BIEGUN: I would have actually added it into Igor's list of initiatives of practical and achievable goals for the near term. I think this is probably -- and my advice to President Obama, the first item was to treat President Medvedev as a very serious figure and engage with him, but build it from the bottom up. And second would be -- would probably be this, is get them into the WTO, because this is a deliverable. This is something we can do.

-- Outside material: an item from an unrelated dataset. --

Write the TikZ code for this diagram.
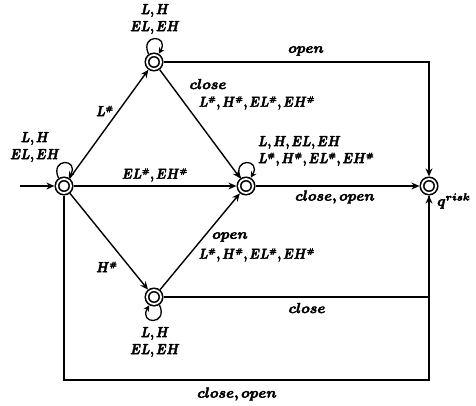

And I just believe we have to encourage both sides to redouble their efforts. I think it has benefit, just like arms control negotiations and everything else too, of broadening the relationship and the routine contact between the two governments, between political institutions of the White House and the Kremlin, in a way that will yield benefits elsewhere.
BURT: One footnote here, something that President Obama could do in one week, and that was announce that he was going to go to the Congress to drop Jackson-Vanik.
ROBBINS: Jackson-Vanik. Yes.
BURT: There's -- you know, that's not a complicated thing. There's simply no rationale for it.
BIEGUN: And it can precede the WTO.
ROBBINS: (Inaudible) -- for eight years.
BURT: George W. Bush promised this to Vladimir Putin, I think, on three different occasions. Nothing ever happened. That would send a very powerful signal that things are different.
BIEGUN: I agree.
ROBBINS: This has been for me a great panel, for all its tawdriness. (Laughter.) And thank you all very much. (Applause.)